The upshot is that the only thread-safe (re-entrant) routine in FFTW is
@code{fftw_execute} (and the new-array variants thereof).  All other routines
(e.g. the planner) should only be called from one thread at a time.  So,
for example, you can wrap a semaphore lock around any calls to the
planner; even more simply, you can just create all of your plans from
one thread.  We do not think this should be an important restriction
(FFTW is designed for the situation where the only performance-sensitive
code is the actual execution of the transform), and the benefits of
shared data between plans are great.

Note also that, since the plan is not modified by @code{fftw_execute},
it is safe to execute the @emph{same plan} in parallel by multiple
threads.  However, since a given plan operates by default on a fixed
array, you need to use one of the new-array execute functions (@pxref{New-array Execute Functions}) so that different threads compute the transform of different data.

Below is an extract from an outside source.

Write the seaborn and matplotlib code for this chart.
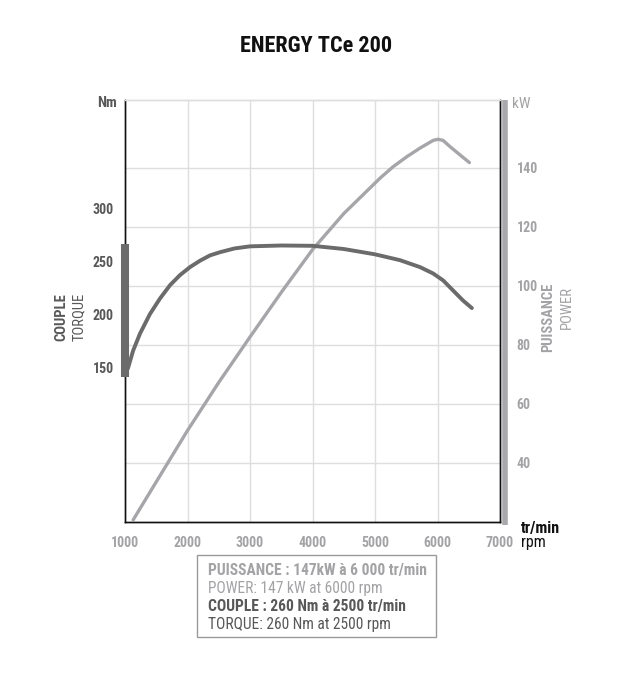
import matplotlib
matplotlib.use("Agg")
import matplotlib.pyplot as plt
from matplotlib.lines import Line2D
from matplotlib.patches import Rectangle
import seaborn as sns
import pandas as pd

sns.set_theme(style="white")
plt.rcParams['font.family'] = ['Roboto Condensed', 'DejaVu Sans']
plt.rcParams['font.stretch'] = 'condensed'

# ---- data ----
torque_rpm = [1000, 1050, 1130, 1240, 1400, 1560, 1720, 1880, 2040, 2200, 2360,
              2520, 2750, 3000, 3500, 4000, 4500, 5000, 5400, 5720, 5930,
              6090, 6250, 6410, 6550]
torque_nm = [143, 150, 166, 182, 200.5, 215, 227.5, 237, 244.5, 250.5, 255.5,
             258.5, 262, 264, 264.8, 264.5, 261.5, 256.5, 251, 244.5, 238.5,
             232, 222.5, 213, 206]
power_rpm = [1130, 1500, 2000, 2500, 3000, 3500, 4000, 4500, 5080, 5290, 5510,
             5720, 5930, 6010, 6090, 6200, 6360, 6510]
power_kw = [20.7, 33.6, 51, 67.3, 82.7, 97.8, 112.3, 124.5, 136.5, 140.4, 143.8,
            146.7, 149.3, 149.7, 149.3, 147.2, 144.4, 141.8]

rpm_ticks = [1000, 2000, 3000, 4000, 5000, 6000, 7000]
torque_ticks = [150, 200, 250, 300]
power_ticks = [40, 60, 80, 100, 120, 140]

title = "ENERGY TCe 200"
box_lines = [
    ("PUISSANCE : 147kW à 6 000 tr/min", "bold", "#a3a3a6"),
    ("POWER: 147 kW at 6000 rpm", "normal", "#a3a3a6"),
    ("COUPLE : 260 Nm à 2500 tr/min", "bold", "#585858"),
    ("TORQUE: 260 Nm at 2500 rpm", "normal", "#585858"),
]

dark = "#6b6b6b"
light = "#a6a6aa"
grid_c = "#dedede"

df_t = pd.DataFrame({"rpm": torque_rpm, "torque": torque_nm})
df_p = pd.DataFrame({"rpm": power_rpm, "power": power_kw})

W, H = 633, 696
fig = plt.figure(figsize=(W / 100, H / 100), dpi=100)
L, R, T, B = 125, 500, 100, 522
ax = fig.add_axes([L / W, 1 - B / H, (R - L) / W, (B - T) / H])
ax2 = ax.twinx()

ax2.set_ylim(20, 163)
ax.set_ylim(5, 401.5)
ax.set_xlim(1000, 7000)
for x in rpm_ticks[1:-1]:
    ax2.axvline(x, color=grid_c, lw=1.0, zorder=0)
for y in power_ticks:
    ax2.axhline(y, color=grid_c, lw=1.0, zorder=0)

sns.lineplot(data=df_p, x="rpm", y="power", ax=ax2, color=light, lw=2.4,
             solid_capstyle="round", solid_joinstyle="round", zorder=3)
sns.lineplot(data=df_t, x="rpm", y="torque", ax=ax, color=dark, lw=2.8,
             solid_capstyle="round", solid_joinstyle="round", zorder=4)
ax.set_zorder(ax2.get_zorder() + 1)
ax.patch.set_visible(False)

# torque range bar on left spine
tmin, tmax = min(torque_nm) - 1.5, max(torque_nm) + 1.5
ax.plot([1000, 1000], [tmin, tmax], color=dark, lw=5.8, solid_capstyle="butt",
        clip_on=False, zorder=5)

# spines
for a in (ax, ax2):
    a.spines['top'].set_color(grid_c)
    a.spines['left'].set_color("#111111")
    a.spines['right'].set_color("#111111")
    a.spines['bottom'].set_color("#111111")
    for s in a.spines.values():
        s.set_linewidth(1.0)
fig.add_artist(Line2D([504.5 / W, 504.5 / W], [1 - 100 / H, 1 - 525 / H],
                      transform=fig.transFigure, color="#a9a9ad", lw=4.0,
                      solid_capstyle="butt"))

# ticks
tick_fs = 10
ax.set_xticks(rpm_ticks)
ax.set_xticklabels([str(v) for v in rpm_ticks], color="#a3a3a6",
                   fontsize=tick_fs, fontweight="bold")
ax.set_yticks(torque_ticks)
ax.set_yticklabels([str(v) for v in torque_ticks], color="#585858",
                   fontsize=tick_fs, fontweight="bold")
ax2.set_yticks(power_ticks)
ax2.set_yticklabels([str(v) for v in power_ticks], color="#a3a3a6",
                    fontsize=tick_fs, fontweight="bold")
ax.tick_params(axis="x", length=0, pad=10)
ax.tick_params(axis="y", length=0, pad=8)
ax2.tick_params(axis="y", length=0, pad=12)
ax.set_xlabel("")
ax.set_ylabel("")
ax2.set_ylabel("")

def ftext(x, y, s, **kw):
    fig.text(x / W, 1 - y / H, s, **kw)

ftext(316, 46, title, ha="center", va="center", fontsize=16,
      fontweight="bold", color="#111111")
ftext(117, 103, "Nm", ha="right", va="center", fontsize=10.5,
      fontweight="bold", color="#585858")
ftext(512, 104, "kW", ha="left", va="center", fontsize=11,
      color="#a3a3a6")
ftext(61, 293, "COUPLE", rotation=90, ha="center", va="top", fontsize=10.5,
      fontweight="bold", color="#585858")
ftext(79, 293, "TORQUE", rotation=90, ha="center", va="top", fontsize=10.5,
      color="#585858")
ftext(548, 283, "PUISSANCE", rotation=90, ha="center", va="top", fontsize=10.5,
      fontweight="bold", color="#a3a3a6")
ftext(567, 286, "POWER", rotation=90, ha="center", va="top", fontsize=10.5,
      color="#a3a3a6")
ftext(521, 528, "tr/min", ha="left", va="center", fontsize=11.5,
      fontweight="bold", color="#111111")
ftext(521, 542, "rpm", ha="left", va="center", fontsize=11.5,
      color="#111111")

# info box
fig.add_artist(Rectangle((197 / W, 1 - 637 / H), (436 - 197) / W, (637 - 555) / H,
                         transform=fig.transFigure, fill=False,
                         edgecolor="#9a9a9a", lw=1.0))
ys = [570, 588, 606, 625]
for (s, wgt, c), y in zip(box_lines, ys):
    ftext(208, y, s, ha="left", va="center", fontsize=11.2, fontweight=wgt,
          color=c)

fig.savefig("out.png", dpi=100)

(Users should note that these comments only apply to programs using
shared-memory threads or OpenMP.  Parallelism using MPI or forked processes
involves a separate address-space and global variables for each process,
and is not susceptible to problems of this sort.)

If you are configured FFTW with the @code{--enable-debug} or
@code{--enable-debug-malloc} flags (@pxref{Installation on Unix}),
then @code{fftw_execute} is not thread-safe.  These flags are not
documented because they are intended only for developing
and debugging FFTW, but if you must use @code{--enable-debug} then you
should also specifically pass @code{--disable-debug-malloc} for
@code{fftw_execute} to be thread-safe.